La Cámara de apelación del Tribunal de Derechos humanos del Consejo de Europa puede tardar meses en dictar sentencia sobre la presencia de crucifijos en las escuelas públicas de Italia. Pero en el debate, que finalizó el pasado 30 de junio, se han producido intervenciones de máximo interés para la comprensión de un problema tantas veces enmarañado con argumentos incongruentes.
Uno de los aspectos que más atención ha despertado ha sido el respaldo a Italia de diez Estados, casi todos procedentes del antiguo telón de acero. La defensa de la postura a favor del crucifijo fue encomendada a un prestigioso jurista norteamericano de religión hebrea, Joseph Weiler, de la New York University, que no dudó en acudir a la sala con la kipá. Weiler es autor del libro Una Europa cristiana.
Nicola Lettieri, en su intervención en nombre de Italia, afirmó que no era casual que la “contestación política” a las tesis de la demandante y de la sentencia en primera instancia recurrida, vienen en gran parte de países que han sufrido duramente el ateísmo de Estado. A su juicio, resulta escandaloso que se invoque subrepticiamente la “libertad religiosa” para negar la “libertad religiosa”. Esos argumentos no pueden engañar a quienes tienen aún abiertas las heridas causadas por la persecución oficial contra la libertad de cultos. Lettieri insistió en que “los principios invocados en el debate se introdujeron en la Convención europea de derechos humanos justamente para defender a los ciudadanos de esas naciones”.
En realidad, acentuar la dimensión negativa de la libertad religiosa (libertad de no creer en ninguna religión), conduce a negar su dimensión positiva y a negar el derecho a la presencia de símbolos religiosas en espacios públicos. Como se ha repetido tantas veces, no se busca la libertad, sino sustituir unas creencias por otras, en este caso, el cristianismo por el ateísmo. De hecho, la promotora del recurso jurídico, Soile Lautsi, es una atea militante, que pertenece a la Unión de ateos y agnósticos racionalistas.
La laicidad no es indiferencia del Estado ante las religiones. Llevada a esa última consecuencia ideológica, exigiría admitir que sólo cabe democracia allí donde desaparecen los símbolos religiosos. Y no es así, en modo alguno, en muchos de los países miembros del Consejo de Europa, que adoptan expresamente posiciones favorables a algunas confesiones y las reflejan en sus símbolos nacionales. Como se dijo en Estrasburgo, “más de la mitad de la población europea vive en Estados que no encajan en la definición francesa de laicidad”.
Joseph Weiler defendió el crucifijo y, sobre todo, la historia y la auténtica laicidad, sin usar argumentos estrictamente religiosos, es decir, apoyados en creencias o convicciones.
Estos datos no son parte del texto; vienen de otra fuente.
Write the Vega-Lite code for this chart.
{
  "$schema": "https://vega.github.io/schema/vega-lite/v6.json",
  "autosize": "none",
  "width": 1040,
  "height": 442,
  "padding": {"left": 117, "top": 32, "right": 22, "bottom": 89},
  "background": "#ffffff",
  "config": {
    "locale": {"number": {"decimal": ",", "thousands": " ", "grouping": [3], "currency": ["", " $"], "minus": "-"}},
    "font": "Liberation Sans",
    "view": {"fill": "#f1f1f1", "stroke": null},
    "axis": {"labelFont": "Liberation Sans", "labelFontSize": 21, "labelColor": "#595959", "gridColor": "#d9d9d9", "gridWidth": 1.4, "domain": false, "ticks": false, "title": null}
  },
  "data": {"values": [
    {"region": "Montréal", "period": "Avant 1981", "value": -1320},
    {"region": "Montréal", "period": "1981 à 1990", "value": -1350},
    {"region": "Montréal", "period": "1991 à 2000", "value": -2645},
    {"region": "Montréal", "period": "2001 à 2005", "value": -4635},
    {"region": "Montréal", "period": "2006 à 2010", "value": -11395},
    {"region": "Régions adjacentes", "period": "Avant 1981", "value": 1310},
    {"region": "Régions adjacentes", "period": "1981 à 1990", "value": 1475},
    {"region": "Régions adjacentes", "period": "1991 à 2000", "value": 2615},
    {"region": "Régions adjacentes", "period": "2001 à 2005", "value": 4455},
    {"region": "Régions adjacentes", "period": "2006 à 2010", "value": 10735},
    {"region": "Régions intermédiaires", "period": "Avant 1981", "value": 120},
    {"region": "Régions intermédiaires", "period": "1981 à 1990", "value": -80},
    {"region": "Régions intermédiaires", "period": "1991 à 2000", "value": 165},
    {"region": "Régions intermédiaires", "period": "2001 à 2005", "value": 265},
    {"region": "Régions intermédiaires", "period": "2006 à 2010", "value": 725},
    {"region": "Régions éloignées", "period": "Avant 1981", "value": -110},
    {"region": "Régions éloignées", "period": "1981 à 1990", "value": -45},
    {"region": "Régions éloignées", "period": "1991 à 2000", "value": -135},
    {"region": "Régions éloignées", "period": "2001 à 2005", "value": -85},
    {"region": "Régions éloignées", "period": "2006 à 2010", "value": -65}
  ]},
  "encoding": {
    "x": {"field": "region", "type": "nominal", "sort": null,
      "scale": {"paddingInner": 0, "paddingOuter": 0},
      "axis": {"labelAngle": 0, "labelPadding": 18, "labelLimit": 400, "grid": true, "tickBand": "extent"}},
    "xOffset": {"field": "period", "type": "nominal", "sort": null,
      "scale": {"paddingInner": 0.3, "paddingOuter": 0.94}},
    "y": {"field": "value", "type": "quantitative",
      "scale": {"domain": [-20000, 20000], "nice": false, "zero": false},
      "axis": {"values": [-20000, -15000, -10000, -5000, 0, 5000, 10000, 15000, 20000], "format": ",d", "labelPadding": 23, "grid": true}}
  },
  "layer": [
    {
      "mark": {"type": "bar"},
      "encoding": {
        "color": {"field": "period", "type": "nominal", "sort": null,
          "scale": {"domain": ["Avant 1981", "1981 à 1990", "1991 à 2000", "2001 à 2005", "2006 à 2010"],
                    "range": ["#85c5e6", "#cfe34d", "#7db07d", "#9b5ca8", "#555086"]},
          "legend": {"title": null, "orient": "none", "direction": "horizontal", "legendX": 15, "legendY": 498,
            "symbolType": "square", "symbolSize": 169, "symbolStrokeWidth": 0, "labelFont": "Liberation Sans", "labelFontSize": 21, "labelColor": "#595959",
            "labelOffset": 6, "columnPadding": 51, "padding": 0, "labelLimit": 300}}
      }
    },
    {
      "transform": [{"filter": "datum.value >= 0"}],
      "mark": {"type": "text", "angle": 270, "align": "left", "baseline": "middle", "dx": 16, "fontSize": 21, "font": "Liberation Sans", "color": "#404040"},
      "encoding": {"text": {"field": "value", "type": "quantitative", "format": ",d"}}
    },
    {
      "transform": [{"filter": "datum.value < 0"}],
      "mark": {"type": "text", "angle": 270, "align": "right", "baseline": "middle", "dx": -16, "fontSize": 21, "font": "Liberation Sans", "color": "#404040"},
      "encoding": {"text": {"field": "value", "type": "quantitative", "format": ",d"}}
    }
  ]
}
El profesor americano acentuó el derecho de cada pueblo a expresar su propia historia con sus propios símbolos, sin ceder al chantaje de cualquiera que, en nombre de lógicas absolutistas e irrespetuosas de la historia, pretenda la desaparición de esos símbolos.
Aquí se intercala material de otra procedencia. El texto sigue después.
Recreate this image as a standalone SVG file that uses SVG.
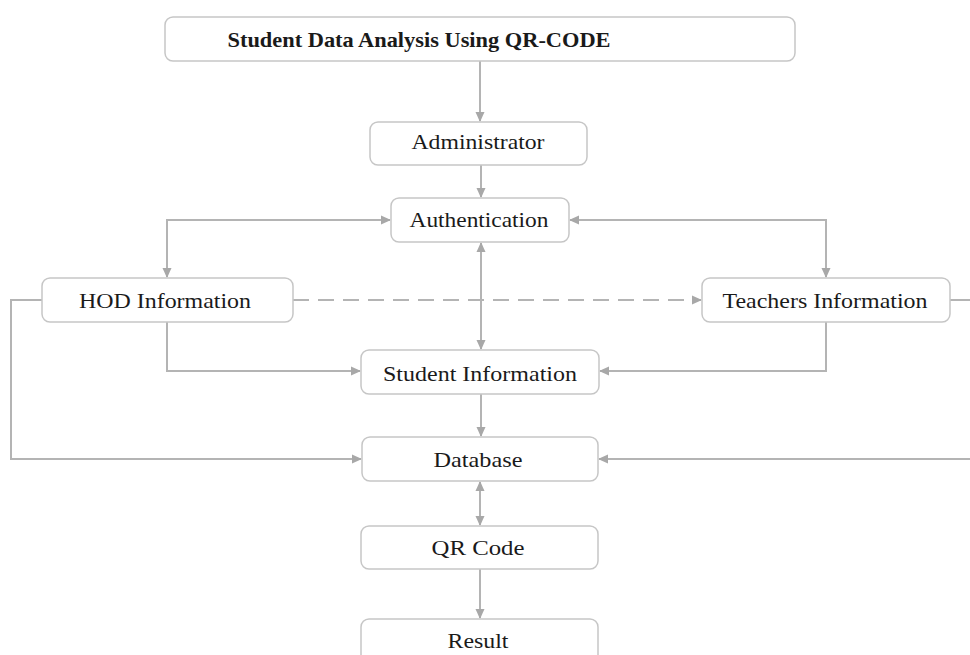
<svg xmlns="http://www.w3.org/2000/svg" width="970" height="655" viewBox="0 0 970 655">
<style>
.box{fill:#fff;stroke:#c6c6c6;stroke-width:1.5}
.t{font-family:"Liberation Serif","Times New Roman",serif;font-size:22px;fill:#1a1a1a;text-anchor:middle}
.c{fill:none;stroke:#b4b4b4;stroke-width:2}
</style>
<defs>
<marker id="a" markerWidth="10" markerHeight="10" refX="9" refY="5" orient="auto-start-reverse" markerUnits="userSpaceOnUse">
<path d="M0,0.5 L10,5 L0,9.5 Z" fill="#a8a8a8"/>
</marker>
</defs>
<rect width="970" height="655" fill="#fff"/>
<g id="connectors">
<path class="c" d="M480,61 V121" marker-end="url(#a)"/>
<path class="c" d="M481,165 V197" marker-end="url(#a)"/>
<path class="c" d="M167,277 V220 H390" marker-start="url(#a)" marker-end="url(#a)"/>
<path class="c" d="M826,277 V220 H570" marker-start="url(#a)" marker-end="url(#a)"/>
<path class="c" d="M293,300 H701" stroke-dasharray="16,9" marker-end="url(#a)"/>
<path class="c" d="M481,243 V349" marker-start="url(#a)" marker-end="url(#a)"/>
<path class="c" d="M167,322 V371 H360" marker-end="url(#a)"/>
<path class="c" d="M826,322 V371 H600" marker-end="url(#a)"/>
<path class="c" d="M42,300 H11 V459 H361" marker-end="url(#a)"/>
<path class="c" d="M950,300 H985 V459 H599" marker-end="url(#a)"/>
<path class="c" d="M481,394 V436" marker-end="url(#a)"/>
<path class="c" d="M480,482 V525" marker-start="url(#a)" marker-end="url(#a)"/>
<path class="c" d="M480,569 V618" marker-end="url(#a)"/>
</g>
<g id="title"><rect class="box" x="165" y="17" width="630" height="44" rx="8"/>
<text class="t" x="419" y="47" font-weight="bold" font-size="23" textLength="383" lengthAdjust="spacingAndGlyphs">Student Data Analysis  Using QR-CODE</text></g>
<g id="administrator"><rect class="box" x="370" y="122" width="217" height="43" rx="8"/>
<text class="t" x="478" y="149" textLength="133" lengthAdjust="spacingAndGlyphs">Administrator</text></g>
<g id="authentication"><rect class="box" x="391" y="198" width="178" height="44" rx="8"/>
<text class="t" x="479" y="227" textLength="139" lengthAdjust="spacingAndGlyphs">Authentication</text></g>
<g id="hod"><rect class="box" x="42" y="278" width="251" height="44" rx="8"/>
<text class="t" x="165" y="308" textLength="172" lengthAdjust="spacingAndGlyphs">HOD Information</text></g>
<g id="teachers"><rect class="box" x="702" y="278" width="248" height="44" rx="8"/>
<text class="t" x="825" y="308" textLength="205" lengthAdjust="spacingAndGlyphs">Teachers Information</text></g>
<g id="student"><rect class="box" x="361" y="350" width="238" height="44" rx="8"/>
<text class="t" x="480" y="381" textLength="194" lengthAdjust="spacingAndGlyphs">Student Information</text></g>
<g id="database"><rect class="box" x="362" y="437" width="236" height="44" rx="8"/>
<text class="t" x="478" y="467" textLength="89" lengthAdjust="spacingAndGlyphs">Database</text></g>
<g id="qrcode"><rect class="box" x="361" y="526" width="237" height="43" rx="8"/>
<text class="t" x="478" y="555" textLength="93" lengthAdjust="spacingAndGlyphs">QR Code</text></g>
<g id="result"><rect class="box" x="361" y="619" width="237" height="50" rx="8"/>
<text class="t" x="478" y="648" textLength="61" lengthAdjust="spacingAndGlyphs">Result</text></g>
</svg>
Caso de aceptar esos argumentos, no sólo desaparecerían las cruces de los espacios públicos, sino que se alentaría un fenómeno de desmontaje de infinidad de símbolos históricos. No habría razón para salvar ninguno, tampoco la señal de la cruz que aparece en diversas banderas nacionales europeas, o en himnos que se escucharon días pasados en los estadios de Sudáfrica, o en tantos monumentos artísticos del viejo Continente.
El profesor de la New York University recordó cómo “al otro lado del Canal de la Mancha está Inglaterra, donde pervive una Iglesia de Estado; el jefe del Estado es también cabeza de la Iglesia, y los líderes religiosos son miembros del poder legislativo; su bandera lleva la cruz, y el himno nacional es una plegaria a Dios para que salve al rey y le conceda victoria y gloria”.
Desde luego, Weiler no piensa que “todos los que cantan ‘Dios salve a la Reina’ creen en Dios”, pero entiende que “considerarían una memez decir que esa frase se cambiará o suprimirá porque ofende a alguien”. Quizá algún día Gran Bretaña decida reformar su himno -añadió , pero esa decisión no depende del Tribunal de Estrasburgo.
El equilibrio europeo, con la concepción francesa de la laicidad de una parte y sistemas de tipo inglés de otra, constituye para el experto norteamericano una gran lección de pluralismo y tolerancia. Tarea del Tribunal de Estrasburgo debe ser preservarla, también frente a los desafíos de la inmigración. Porque “la principal división en nuestros Estados en este campo no se da hoy entre confesiones, sino entre religiosos y secularizados”. El secularismo, la laicidad a la francesa, concluye, “no es una categoría vacía que significa ausencia de fe”. Por eso, “es jurídicamente falso adoptar una posición política que divide a la sociedad afirmando que es una postura neutral”.